I love how, again like Seinfeld, David positions the show between reality and surrealism. The shows are broadly sequential, with running plot lines, and yet Larry can only escape pariahdom because people (or the Federal government for that matter), aren’t keeping score. In various episodes, he’s been despised by everyone in L.A. for putting Shaquille O’Neal out of action (Larry had a front row seat at a Lakers game and Shaq tripped over his outstretched feet), he’s emptied out the city after spreading rumours of a terrorist attack, he’s alienated the bosses of just about every TV network, been stopped by the cops on numerous occasions, etc. But life goes on.

David was apparently the inspiration for George Costanza on Seinfeld, and exhibits the same nebbish, self-centered view of the world here. But David doesn’t have Jason Alexander’s cuddliness or occasional plaintive quality. Anyway, it’s a TV show that’s as good as watching a movie – and that’s the highest praise I can give. I am, as you can see, a fan.

Comedian

Julia-Louis Dreyfus made several appearances on Curb your Enthusiasm last season, for a recurring storyline about her and Larry trying to set up a new comedy show (one by one, every network reacts positively at first, then Larry blows the deal for some reason or other). Jason Alexander appeared too. In the real world, they and Michael Richards all flopped in their post-Seinfeld projects. As for the big guy himself – well, Jerry Seinfeld always marched to a slightly different drummer. He never took on a movie role. After the show ended, he didn’t do much of anything for a while. Then you started reading about him working the comedy clubs again. Famously, he retired all his old jokes. Sounded like he still thought he had something to prove, but what?
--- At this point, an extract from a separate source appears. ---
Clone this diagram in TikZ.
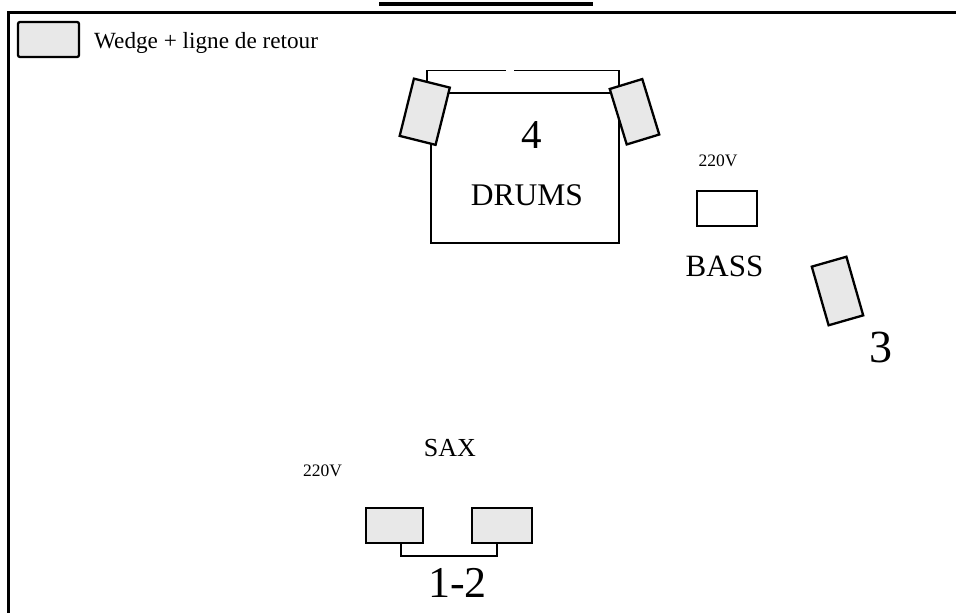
\documentclass[tikz,border=0pt]{standalone}
\usepackage{fontspec}
\setmainfont{Liberation Serif}
\definecolor{wedgegray}{HTML}{E8E8E8}
\newcommand{\fs}[1]{\fontsize{#1}{#1}\selectfont}
\tikzset{
  wedgebox/.style={draw, line width=2.3pt, fill=wedgegray, inner sep=0pt, minimum width=#1},
  wedgebox/.default=36pt,
  ampbox/.style={draw, line width=2.3pt, fill=white, inner sep=0pt},
  lbl/.style={inner sep=0pt, anchor=base},
  thin/.style={line width=1.9pt}
}
\begin{document}
\begin{tikzpicture}[x=1pt,y=-1pt]
\useasboundingbox (0,0) rectangle (956,613);
% frame
\fill (379,2) rectangle (593,6);
\draw[line width=2.5pt] (956,12.5) -- (8.5,12.5) -- (8.5,613);
% legend
\node[wedgebox=61pt, minimum height=35pt, rounded corners=2pt] (leg) at (48.5,39.5) {};
\node[lbl, anchor=base west, font=\fs{23.2}] (legt) at (94,48) {Wedge + ligne de retour};
% drums
\draw[thin] (431,93) rectangle (619,243);
\coordinate (bl) at (427,90);
\coordinate (br) at (619,90);
\draw[thin] (bl) -- (427,70.5) -- (506,70.5);
\draw[thin] (514,70.5) -- (619,70.5) -- (br);
\node[wedgebox=37pt, minimum height=59pt, rotate=-14] (w4a) at (424.75,111.75) {};
\node[wedgebox=34pt, minimum height=58pt, rotate=17] (w4b) at (634.5,111.75) {};
\node[lbl, font=\fs{41}] (n4) at (532,148) {4};
\node[lbl, font=\fs{31.5}] (drums) at (527,205) {DRUMS};
% bass
\node[lbl, font=\fs{17.5}] (v1) at (718,166) {220V};
\node[ampbox, minimum width=60pt, minimum height=35pt] (amp) at (727,208.5) {};
\node[lbl, font=\fs{31}] (bass) at (724.5,276.5) {BASS};
\node[wedgebox=36pt, minimum height=61pt, rotate=16] (w3) at (837.5,291) {};
\node[lbl, font=\fs{46}] (n3) at (881,362) {3};
% sax
\node[lbl, font=\fs{26}] (sax) at (450,456.5) {SAX};
\node[lbl, font=\fs{17.5}] (v2) at (322.5,476.5) {220V};
\node[wedgebox=57pt, minimum height=35pt] (w1) at (394.5,525.5) {};
\node[wedgebox=60pt, minimum height=35pt] (w2) at (502,525.5) {};
\coordinate (c1) at (401,556);
\coordinate (c2) at (497,556);
\draw[thin] (w1.south -| c1) -- (c1) -- (c2) -- (w2.south -| c2);
\node[lbl, font=\fs{44}] (n12) at (457.5,597) {1-2};
\end{tikzpicture}
\end{document}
It now turns out that a camera was trailing Seinfeld throughout that period, and the new film Comedian gives us a flavour of what was going on. And the revelation is – there’s no revelation. Regardless that he drives to his New York gigs in a Porsche and flies in a private jet to his out of town jobs, he’s a true believer in the classic comedy ladder. That’s the one where you sweat it out developing material and a sense of yourself, slog around the country, work your way up the bill and then get your big break – it used to be Carson, now it’s Leno or Letterman. Seinfeld already shot way beyond that level and made his fortune, but it looks like he couldn’t imagine any greater challenge than to do it all over again.
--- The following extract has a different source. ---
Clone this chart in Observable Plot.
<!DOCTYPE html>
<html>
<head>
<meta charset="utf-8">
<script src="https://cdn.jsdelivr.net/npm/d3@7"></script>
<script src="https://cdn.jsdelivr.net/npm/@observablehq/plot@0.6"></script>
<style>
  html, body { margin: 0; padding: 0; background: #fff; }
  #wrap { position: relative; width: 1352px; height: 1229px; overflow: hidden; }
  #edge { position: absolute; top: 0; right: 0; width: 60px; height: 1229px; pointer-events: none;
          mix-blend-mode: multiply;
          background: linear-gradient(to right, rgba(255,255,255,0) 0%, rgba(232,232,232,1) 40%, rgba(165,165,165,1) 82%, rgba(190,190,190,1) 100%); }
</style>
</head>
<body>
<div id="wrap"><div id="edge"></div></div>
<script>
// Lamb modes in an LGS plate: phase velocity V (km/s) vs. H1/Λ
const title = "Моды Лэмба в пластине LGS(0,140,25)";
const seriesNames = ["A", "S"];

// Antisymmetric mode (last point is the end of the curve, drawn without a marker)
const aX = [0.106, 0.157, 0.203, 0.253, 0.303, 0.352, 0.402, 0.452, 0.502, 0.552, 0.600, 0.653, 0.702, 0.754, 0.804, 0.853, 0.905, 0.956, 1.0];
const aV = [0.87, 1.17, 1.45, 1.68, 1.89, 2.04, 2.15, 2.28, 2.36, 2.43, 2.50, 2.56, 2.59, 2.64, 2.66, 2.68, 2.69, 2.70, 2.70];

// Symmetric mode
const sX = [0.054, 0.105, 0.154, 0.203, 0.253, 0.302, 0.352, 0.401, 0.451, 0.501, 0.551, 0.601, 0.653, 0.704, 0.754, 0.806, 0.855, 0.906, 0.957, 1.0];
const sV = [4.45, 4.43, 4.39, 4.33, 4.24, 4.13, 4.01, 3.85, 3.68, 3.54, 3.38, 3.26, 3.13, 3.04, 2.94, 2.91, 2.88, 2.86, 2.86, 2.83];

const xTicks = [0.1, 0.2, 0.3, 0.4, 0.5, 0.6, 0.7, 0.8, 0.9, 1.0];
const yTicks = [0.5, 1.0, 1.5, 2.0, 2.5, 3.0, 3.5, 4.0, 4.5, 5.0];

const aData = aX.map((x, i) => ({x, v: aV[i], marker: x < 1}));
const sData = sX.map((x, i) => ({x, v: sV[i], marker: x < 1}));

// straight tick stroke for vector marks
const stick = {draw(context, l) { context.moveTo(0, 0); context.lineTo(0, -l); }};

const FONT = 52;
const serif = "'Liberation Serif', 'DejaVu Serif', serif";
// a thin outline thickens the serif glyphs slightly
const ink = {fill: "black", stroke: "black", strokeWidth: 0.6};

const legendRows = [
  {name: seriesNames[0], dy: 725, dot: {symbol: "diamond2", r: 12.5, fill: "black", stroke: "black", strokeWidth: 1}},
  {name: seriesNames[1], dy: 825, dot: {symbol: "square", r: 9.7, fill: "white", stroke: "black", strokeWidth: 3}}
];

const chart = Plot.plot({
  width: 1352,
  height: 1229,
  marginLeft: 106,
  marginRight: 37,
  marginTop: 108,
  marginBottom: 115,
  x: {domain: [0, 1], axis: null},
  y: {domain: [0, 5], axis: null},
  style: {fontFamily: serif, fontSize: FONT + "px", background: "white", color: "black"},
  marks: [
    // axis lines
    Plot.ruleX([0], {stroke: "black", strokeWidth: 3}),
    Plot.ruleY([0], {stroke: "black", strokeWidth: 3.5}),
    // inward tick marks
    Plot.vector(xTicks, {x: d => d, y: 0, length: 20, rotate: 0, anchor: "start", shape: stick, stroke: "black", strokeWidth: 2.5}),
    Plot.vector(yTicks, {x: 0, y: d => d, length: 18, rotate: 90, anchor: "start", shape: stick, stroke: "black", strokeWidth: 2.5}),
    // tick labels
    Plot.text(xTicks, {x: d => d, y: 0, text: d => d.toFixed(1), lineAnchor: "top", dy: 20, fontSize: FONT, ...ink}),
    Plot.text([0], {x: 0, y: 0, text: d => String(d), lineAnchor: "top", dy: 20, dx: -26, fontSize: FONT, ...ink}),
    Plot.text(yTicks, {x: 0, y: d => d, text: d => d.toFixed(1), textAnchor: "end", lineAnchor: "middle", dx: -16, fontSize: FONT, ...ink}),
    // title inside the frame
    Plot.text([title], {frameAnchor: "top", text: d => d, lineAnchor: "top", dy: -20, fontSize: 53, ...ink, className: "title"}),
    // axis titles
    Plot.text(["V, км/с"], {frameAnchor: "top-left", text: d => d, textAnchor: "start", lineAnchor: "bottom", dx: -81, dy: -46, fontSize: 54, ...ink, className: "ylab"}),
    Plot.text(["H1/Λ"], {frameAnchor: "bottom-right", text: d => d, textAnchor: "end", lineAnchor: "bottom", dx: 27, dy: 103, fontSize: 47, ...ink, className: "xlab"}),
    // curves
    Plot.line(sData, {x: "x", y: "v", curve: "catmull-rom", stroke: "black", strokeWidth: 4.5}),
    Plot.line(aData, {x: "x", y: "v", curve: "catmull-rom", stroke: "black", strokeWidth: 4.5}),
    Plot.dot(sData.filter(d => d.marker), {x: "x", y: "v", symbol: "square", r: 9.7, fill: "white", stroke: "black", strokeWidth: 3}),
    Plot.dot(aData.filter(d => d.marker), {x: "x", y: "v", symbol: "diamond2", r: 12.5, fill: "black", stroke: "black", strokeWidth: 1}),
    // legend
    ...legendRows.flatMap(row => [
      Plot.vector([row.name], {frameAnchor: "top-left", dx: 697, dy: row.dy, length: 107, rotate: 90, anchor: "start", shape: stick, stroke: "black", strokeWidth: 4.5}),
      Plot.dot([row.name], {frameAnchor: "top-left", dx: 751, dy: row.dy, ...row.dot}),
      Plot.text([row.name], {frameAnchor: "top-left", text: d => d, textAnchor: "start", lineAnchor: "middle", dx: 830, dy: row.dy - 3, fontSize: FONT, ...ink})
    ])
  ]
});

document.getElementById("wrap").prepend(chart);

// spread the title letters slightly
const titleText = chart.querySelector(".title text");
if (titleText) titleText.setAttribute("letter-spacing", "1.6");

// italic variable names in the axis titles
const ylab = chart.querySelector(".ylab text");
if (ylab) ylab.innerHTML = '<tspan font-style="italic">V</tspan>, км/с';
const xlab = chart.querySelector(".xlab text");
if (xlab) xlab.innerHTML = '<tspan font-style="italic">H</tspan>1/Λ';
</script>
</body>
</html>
Of course, he can’t really go back again – audiences now grant him a degree of indulgence denied to any novice. But that’s not really his fault. Jerry Seinfeld comes across as a decent, inherently modest guy. The movie contrasts him with Orny Adams, a 29-year-old still searching for his big break. By comparison, Adams seems arrogant and self-regarding – it’s clear that if he ever makes it big, no room will be big enough to contain his ego. But then at one point he shows us his room full of material – files of jokes, journals, unproduced screenplays – and you realize how much he’s poured into this, how his abrasiveness is insulation against rejection. At one point he talks with Seinfeld, telling him about friends who’ve made money on Wall Street and how he (Adams) needs to start getting somewhere. Seinfeld thinks he’s crazy – it’s not about the money, he says, it’s because if you’re drawn to this life, then you have no choice. But Jerry’s at a point where he can afford to ignore practicalities.

The King of Comedy

Comedian contains hundreds of jokes, but it isn’t actually all that funny. While watching it, you’re too caught up in the process of manufacturing comedy, with all its neuroses and pressures and traps. In this regard the movie reminded me of Scorsese’s classic The King of Comedy, in which Robert de Niro is Rupert Pupkin, a psychotic wannabe comedian who ultimately kidnaps his talk show idol, played by Jerry Lewis. Scorsese talked in interviews about how he deliberately didn’t include much of the Lewis character’s humour in the film, because it would have invited the audience to judge whether or not he’s as funny as Pupkin thinks he is. The point was purely that he’s an icon, that he’s made it. Comedian works in a similar way. You forget that it’s in some sense about laughter and fun, because no one’s having that much of either.
 


The famous deathbed line is that dying is easy – it’s comedy that’s hard. Comedian amply supports that premise, and yet you wonder why stand-up is quite so hard. Jerry Seinfeld labours for over a year on putting together a 50-minute act, but let’s face it – people write great novels, or direct entire movies, in less time. Larry David writes thirteen mini-masterpieces a year. But I guess there's no way you can feel the pain unless you share the affliction.